Versus Mode: RIFT vs. Neverwinter (Combat Systems)
Practically every MMO has conflict at its core, so the combat system is a defining characteristic.
RIFT and Neverwinter approach this from radically different angles, giving the new player a crucial choice which really does depend what kind of game experience you're after.
The Classic MMO Style
RIFT favours the traditional tab-targeting hotkey approach which will be like a comfortable old chair for MMO veterans. During the course of the RIFT tutorial, the player character is drip-fed new abilities which can be added to the hotkey toolbar, each one activated by pressing the corresponding number key.
It doesn't take long to work out the most efficient combination of combat abilities: press TAB or left-click to select whichever bad guy you like the least, then activate your opening attack (probably a ranged one to lure your victim away from his friends), wait for the cooldown period to expire, then fire off the next one.
It's functional, familiar and gets the job done. No doubt as more options become available, players will be able to tailor their attack combinations to suit. The downside is that it feels detached and uninspired. For the most part, you simply stand toe-to-toe with the opponent, rooted to the spot as you exchange attacks. The animations often fail to connect even though the hitpoints are deducted, like the combatants are performing some bizarre psychic kata.
Neverwinter delivers a far more visceral, connected combat experience and is the reason why the initially frustrating fixed third-person perspective is required. Positioning and facing is vital to the system and you need to be on your toes.
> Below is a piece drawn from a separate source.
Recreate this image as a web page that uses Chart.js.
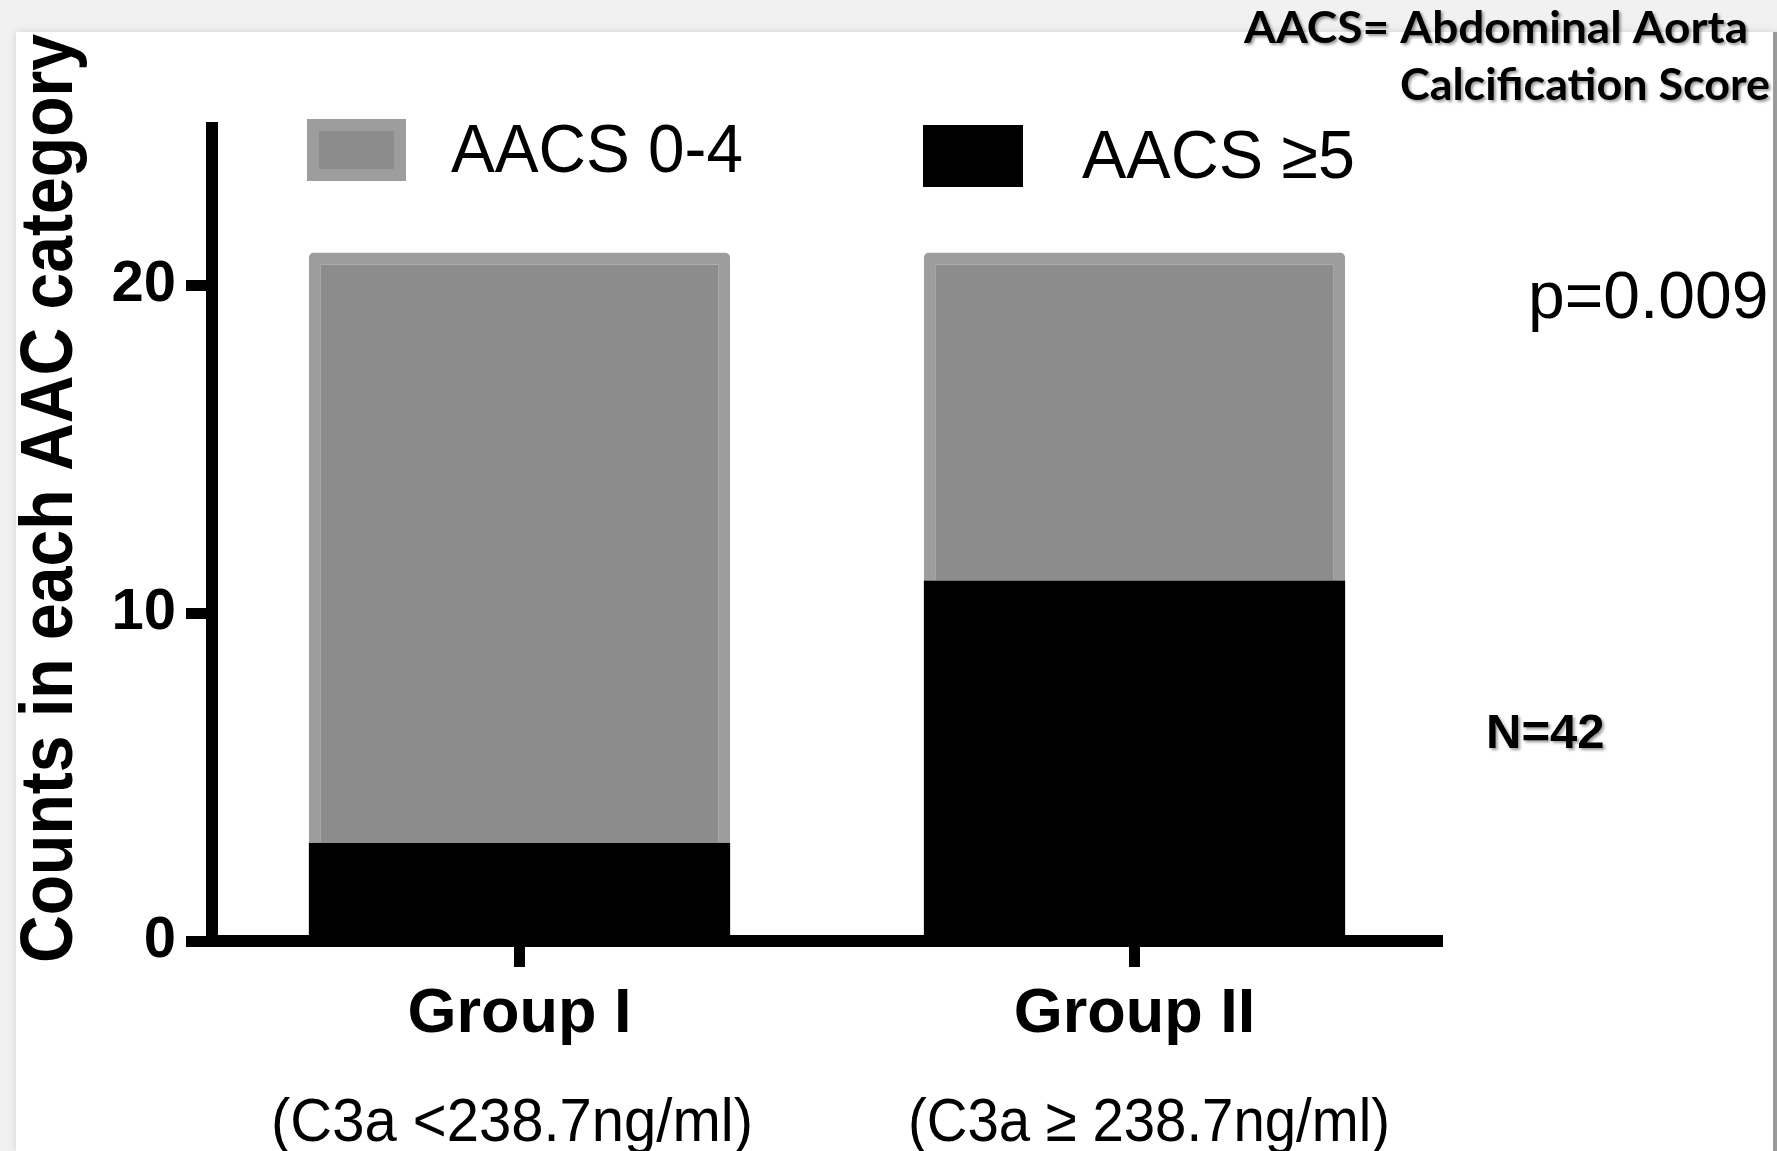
<!DOCTYPE html>
<html lang="en">
<head>
<meta charset="UTF-8">
<title>AACS category counts by C3a group</title>
<script src="https://cdn.jsdelivr.net/npm/chart.js"></script>
<style>
  html, body { margin: 0; padding: 0; }
  body { width: 1777px; height: 1151px; background: #f1f1f1; position: relative; overflow: hidden; }
  #panel {
    position: absolute; left: 16px; top: 32px; width: 1757px; height: 1119px;
    background: #fff; border-right: 4px solid #9a9a9a;
    box-shadow: 0 0 8px rgba(0, 0, 0, 0.12);
  }
  #wrap { position: absolute; left: 0; top: 0; width: 1777px; height: 1151px; }
</style>
</head>
<body>
<div id="panel"></div>
<div id="wrap"><canvas id="aacsChart" width="1777" height="1151"></canvas></div>
<script>
// values
var groups = ['Group I', 'Group II'];
var groupNotes = ['(C3a <238.7ng/ml)', '(C3a \u2265 238.7ng/ml)'];
var aacsHigh = [3, 11];   // AACS >=5
var aacsLow = [18, 10];   // AACS 0-4
var yTicks = [0, 10, 20];

var ARIAL = "'Liberation Sans', Arial, sans-serif";

// draw text squeezed/stretched to a given width
function fitText(ctx, text, x, y, width) {
  var w = ctx.measureText(text).width;
  ctx.save();
  ctx.translate(x, y);
  ctx.scale(width / w, 1);
  ctx.fillText(text, 0, 0);
  ctx.restore();
}

var extras = {
  id: 'extras',
  afterDraw: function(chart) {
    var ctx = chart.ctx;
    ctx.save();
    ctx.fillStyle = '#000';
    ctx.textBaseline = 'alphabetic';

    // y title
    ctx.save();
    ctx.font = 'bold 74px ' + ARIAL;
    ctx.textAlign = 'left';
    ctx.translate(72, 963);
    ctx.rotate(-Math.PI / 2);
    fitText(ctx, 'Counts in each AAC category', 0, 0, 929);
    ctx.restore();

    // second line under each group (slightly off the tick in the original)
    var noteX = [271, 908];
    ctx.font = '62px ' + ARIAL;
    ctx.textAlign = 'left';
    groupNotes.forEach(function(t, i) {
      fitText(ctx, t, noteX[i], 1141, 482);
    });

    // legend inside the plot
    var spots = [
      { ds: 1, x: 307, y: 119, w: 99, h: 62, tx: 451, ty: 172 },
      { ds: 0, x: 923, y: 125, w: 100, h: 62, tx: 1082, ty: 178 }
    ];
    spots.forEach(function(s) {
      var ds = chart.data.datasets[s.ds];
      if (ds.borderWidth) {
        ctx.fillStyle = ds.borderColor;
        ctx.fillRect(s.x, s.y, s.w, s.h);
        ctx.fillStyle = ds.backgroundColor;
        ctx.fillRect(s.x + 12, s.y + 12, s.w - 24, s.h - 24);
      } else {
        ctx.fillStyle = ds.backgroundColor;
        ctx.fillRect(s.x, s.y, s.w, s.h);
      }
      ctx.fillStyle = '#000';
      ctx.font = '68px ' + ARIAL;
      ctx.textAlign = 'left';
      fitText(ctx, ds.label, s.tx, s.ty, s.ds === 1 ? 292 : 273);
    });

    // p value
    ctx.font = '66px ' + ARIAL;
    ctx.textAlign = 'left';
    ctx.fillText('p=0.009', 1528, 318);

    // shadowed notes
    ctx.shadowColor = 'rgba(0,0,0,0.4)';
    ctx.shadowOffsetX = 2;
    ctx.shadowOffsetY = 2;
    ctx.shadowBlur = 3;
    ctx.font = 'bold 49px ' + ARIAL;
    ctx.fillText('N=42', 1486, 748);

    ctx.font = "bold 43px Lato, 'Open Sans', sans-serif";
    fitText(ctx, 'AACS= Abdominal Aorta', 1244, 43, 504);
    fitText(ctx, 'Calcification Score', 1400, 100, 370);
    ctx.restore();
  }
};

new Chart(document.getElementById('aacsChart'), {
  type: 'bar',
  data: {
    labels: groups,
    datasets: [
      {
        label: 'AACS \u22655',
        data: aacsHigh,
        backgroundColor: '#000000',
        borderWidth: 0,
        borderRadius: 4,
        borderSkipped: 'bottom'
      },
      {
        label: 'AACS 0-4',
        data: aacsLow,
        backgroundColor: '#8c8c8c',
        borderColor: '#9d9d9d',
        borderWidth: 12,
        borderRadius: 5,
        borderSkipped: 'bottom'
      }
    ]
  },
  options: {
    responsive: false,
    devicePixelRatio: 1,
    animation: false,
    barPercentage: 0.685,
    categoryPercentage: 1,
    layout: { padding: { left: 0, top: 128, right: 335, bottom: 0 } },
    plugins: {
      legend: { display: false },
      tooltip: { enabled: false }
    },
    scales: {
      x: {
        stacked: true,
        afterFit: function(s) { s.height = 210; },
        grid: { offset: false, drawOnChartArea: false, drawTicks: true, tickLength: 26, tickWidth: 11, tickColor: '#000' },
        border: { display: true, color: '#000', width: 12 },
        ticks: { color: '#000', padding: 10, maxRotation: 0, font: { family: ARIAL, size: 63, weight: 'bold' } }
      },
      y: {
        stacked: true,
        min: 0,
        max: 24.8,
        afterFit: function(s) { s.width = 212; },
        afterBuildTicks: function(s) { s.ticks = yTicks.map(function(v) { return { value: v }; }); },
        grid: { drawOnChartArea: false, drawTicks: true, tickLength: 26, tickWidth: 11, tickColor: '#000' },
        border: { display: true, color: '#000', width: 12 },
        ticks: { color: '#000', padding: 10, font: { family: ARIAL, size: 58, weight: 'bold' } }
      }
    }
  },
  plugins: [extras]
});
</script>
</body>
</html>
Not long into the tutorial, and having already been introduced to two moves bound to the left and right mouse buttons, my third combat move--lunging strike--is a very satisfying charge which sends my opponent flying. By the time I've met up with the irritating Private Wilfred again outside a castle gate, I've got a number of moves at my disposal, including dodges and blocks, all bound to keys around the W,A,S and D direction keys for immediate and fluid access.
As we fight through the final combat sequence across Dragon bridge, situational awareness is required to avoid various area of effect attacks (denoted by red shapes on the ground) and which encourage some bobbing and weaving, making melee as much about positioning and tactics as exchanging attacks. I feel as though I have to work for my victories, rather than simply exchanging DPS.
Fight for the Right
Under the hood, both RIFT and Neverwinter are delivering similar mechanics--an assortment of tools to remove hitpoints from the enemy--but Neverwinter adds a layer of immediacy and mobility which adds a thrill.
Of course, this doesn't necessarily mean it's better; for some, the more sedate system RIFT favours allows exploration and combat to be undertaken via the mouse with a hot beverage/pizza slice in the other hand.
But there's no getting away from the fact that Neverwinter's combat feels a lot more like combat.